- TASK BRIEF -
Pick out the lines below with "this" and list them.

- PROVIDED MATERIAL -
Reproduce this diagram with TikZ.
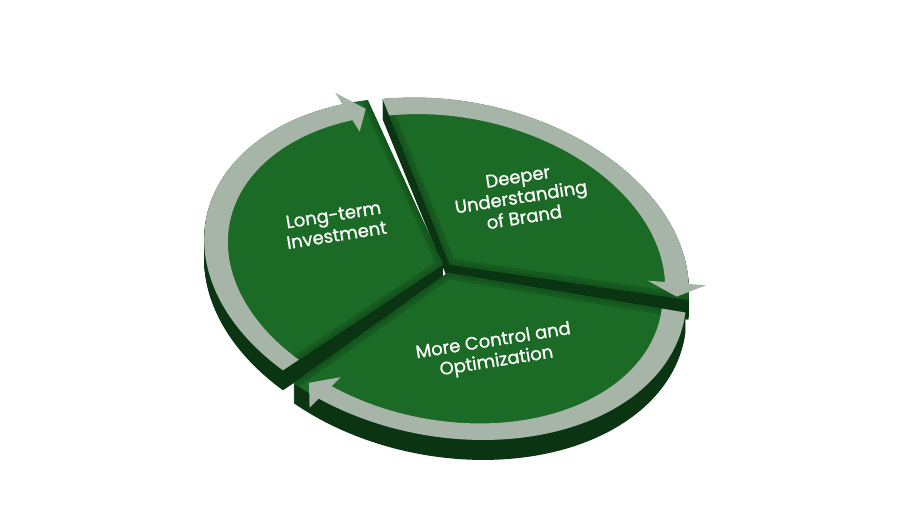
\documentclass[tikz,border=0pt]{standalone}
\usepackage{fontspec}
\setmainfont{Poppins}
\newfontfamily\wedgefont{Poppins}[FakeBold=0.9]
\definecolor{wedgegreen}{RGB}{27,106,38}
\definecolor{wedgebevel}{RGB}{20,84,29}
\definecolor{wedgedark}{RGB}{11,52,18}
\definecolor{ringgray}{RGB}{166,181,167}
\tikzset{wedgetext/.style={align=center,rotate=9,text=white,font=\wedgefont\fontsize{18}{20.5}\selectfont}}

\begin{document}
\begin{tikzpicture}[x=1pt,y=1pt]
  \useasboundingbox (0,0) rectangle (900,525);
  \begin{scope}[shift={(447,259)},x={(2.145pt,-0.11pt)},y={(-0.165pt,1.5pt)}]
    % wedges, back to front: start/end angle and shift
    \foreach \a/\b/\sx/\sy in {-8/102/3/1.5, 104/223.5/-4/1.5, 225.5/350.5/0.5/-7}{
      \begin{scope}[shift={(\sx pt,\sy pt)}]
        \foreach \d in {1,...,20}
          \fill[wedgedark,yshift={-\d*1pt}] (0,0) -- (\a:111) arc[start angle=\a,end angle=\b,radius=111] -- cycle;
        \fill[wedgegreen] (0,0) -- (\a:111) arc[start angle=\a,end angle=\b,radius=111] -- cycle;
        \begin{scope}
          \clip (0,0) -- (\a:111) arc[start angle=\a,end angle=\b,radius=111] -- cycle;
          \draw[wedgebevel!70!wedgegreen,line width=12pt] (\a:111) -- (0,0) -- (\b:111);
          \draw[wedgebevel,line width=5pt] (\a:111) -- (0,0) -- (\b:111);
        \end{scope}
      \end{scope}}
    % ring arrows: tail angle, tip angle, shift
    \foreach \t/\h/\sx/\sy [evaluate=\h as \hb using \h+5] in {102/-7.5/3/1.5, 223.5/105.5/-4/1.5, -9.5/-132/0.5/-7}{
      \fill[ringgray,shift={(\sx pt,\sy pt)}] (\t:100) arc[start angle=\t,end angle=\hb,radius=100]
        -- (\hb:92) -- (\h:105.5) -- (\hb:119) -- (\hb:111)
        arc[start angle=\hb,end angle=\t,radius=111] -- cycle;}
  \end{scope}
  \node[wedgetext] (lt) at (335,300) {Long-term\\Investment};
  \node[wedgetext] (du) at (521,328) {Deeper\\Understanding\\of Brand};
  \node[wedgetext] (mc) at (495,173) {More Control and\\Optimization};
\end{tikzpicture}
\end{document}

==

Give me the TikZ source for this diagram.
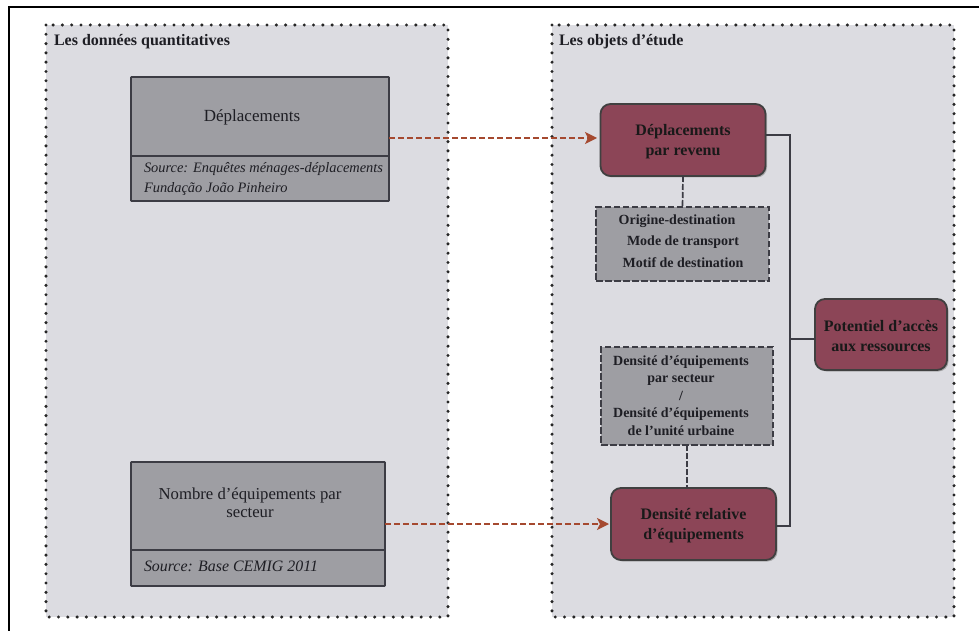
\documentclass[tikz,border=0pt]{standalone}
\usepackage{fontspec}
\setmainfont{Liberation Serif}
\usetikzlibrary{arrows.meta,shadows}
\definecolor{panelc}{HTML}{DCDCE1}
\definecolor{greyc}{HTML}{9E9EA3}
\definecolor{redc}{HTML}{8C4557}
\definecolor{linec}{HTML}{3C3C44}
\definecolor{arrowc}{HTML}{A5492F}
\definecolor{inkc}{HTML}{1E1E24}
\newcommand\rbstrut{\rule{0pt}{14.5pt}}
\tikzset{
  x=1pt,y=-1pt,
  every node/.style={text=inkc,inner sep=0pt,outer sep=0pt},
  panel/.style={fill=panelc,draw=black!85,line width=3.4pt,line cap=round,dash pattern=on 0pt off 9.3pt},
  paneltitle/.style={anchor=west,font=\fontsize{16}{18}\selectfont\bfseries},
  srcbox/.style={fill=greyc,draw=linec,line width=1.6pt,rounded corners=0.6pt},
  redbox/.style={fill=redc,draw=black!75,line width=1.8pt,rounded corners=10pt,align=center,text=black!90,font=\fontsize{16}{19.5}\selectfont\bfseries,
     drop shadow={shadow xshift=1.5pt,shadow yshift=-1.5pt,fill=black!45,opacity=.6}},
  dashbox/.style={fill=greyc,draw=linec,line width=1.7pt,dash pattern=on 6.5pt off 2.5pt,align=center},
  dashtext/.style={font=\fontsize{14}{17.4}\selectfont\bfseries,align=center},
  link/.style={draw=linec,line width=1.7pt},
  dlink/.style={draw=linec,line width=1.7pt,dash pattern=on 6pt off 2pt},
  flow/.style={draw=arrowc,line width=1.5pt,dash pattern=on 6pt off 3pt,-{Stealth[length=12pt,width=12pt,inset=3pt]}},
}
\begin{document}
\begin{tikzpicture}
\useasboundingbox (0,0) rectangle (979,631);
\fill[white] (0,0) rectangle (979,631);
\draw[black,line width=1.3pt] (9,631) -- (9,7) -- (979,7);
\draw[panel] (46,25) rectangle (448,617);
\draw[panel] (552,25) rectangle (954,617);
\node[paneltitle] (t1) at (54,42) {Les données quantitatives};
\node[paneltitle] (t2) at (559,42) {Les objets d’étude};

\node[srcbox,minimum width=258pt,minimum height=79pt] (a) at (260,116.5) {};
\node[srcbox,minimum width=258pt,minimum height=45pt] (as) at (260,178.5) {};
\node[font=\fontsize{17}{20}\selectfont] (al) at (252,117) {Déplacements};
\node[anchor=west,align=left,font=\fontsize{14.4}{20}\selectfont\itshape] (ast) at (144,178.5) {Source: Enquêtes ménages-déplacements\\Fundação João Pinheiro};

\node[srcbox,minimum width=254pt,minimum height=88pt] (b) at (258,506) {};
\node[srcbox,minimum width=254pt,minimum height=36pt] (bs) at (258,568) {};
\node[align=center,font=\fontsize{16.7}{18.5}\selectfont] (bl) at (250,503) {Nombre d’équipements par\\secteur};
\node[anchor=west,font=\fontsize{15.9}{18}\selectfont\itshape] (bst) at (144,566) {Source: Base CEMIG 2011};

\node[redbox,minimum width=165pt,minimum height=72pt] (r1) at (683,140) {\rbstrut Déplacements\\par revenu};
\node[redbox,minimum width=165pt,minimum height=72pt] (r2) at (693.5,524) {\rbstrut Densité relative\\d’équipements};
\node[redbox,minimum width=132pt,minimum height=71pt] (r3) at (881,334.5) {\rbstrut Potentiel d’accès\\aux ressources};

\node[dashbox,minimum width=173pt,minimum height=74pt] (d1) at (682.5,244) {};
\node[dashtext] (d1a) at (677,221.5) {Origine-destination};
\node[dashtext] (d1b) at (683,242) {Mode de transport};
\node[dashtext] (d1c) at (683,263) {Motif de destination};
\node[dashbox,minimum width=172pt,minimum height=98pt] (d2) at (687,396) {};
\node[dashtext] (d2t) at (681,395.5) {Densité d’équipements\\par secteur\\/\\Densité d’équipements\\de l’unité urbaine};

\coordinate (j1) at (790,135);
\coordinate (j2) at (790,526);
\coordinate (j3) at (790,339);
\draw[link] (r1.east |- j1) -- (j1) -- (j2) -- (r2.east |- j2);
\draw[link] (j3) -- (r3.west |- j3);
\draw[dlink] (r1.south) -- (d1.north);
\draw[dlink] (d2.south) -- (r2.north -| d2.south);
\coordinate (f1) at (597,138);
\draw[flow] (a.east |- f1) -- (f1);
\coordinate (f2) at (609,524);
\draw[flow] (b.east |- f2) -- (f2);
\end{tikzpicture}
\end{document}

- RESPONSE TO THE TASK -
Reproduce this diagram with TikZ.
Give me the TikZ source for this diagram.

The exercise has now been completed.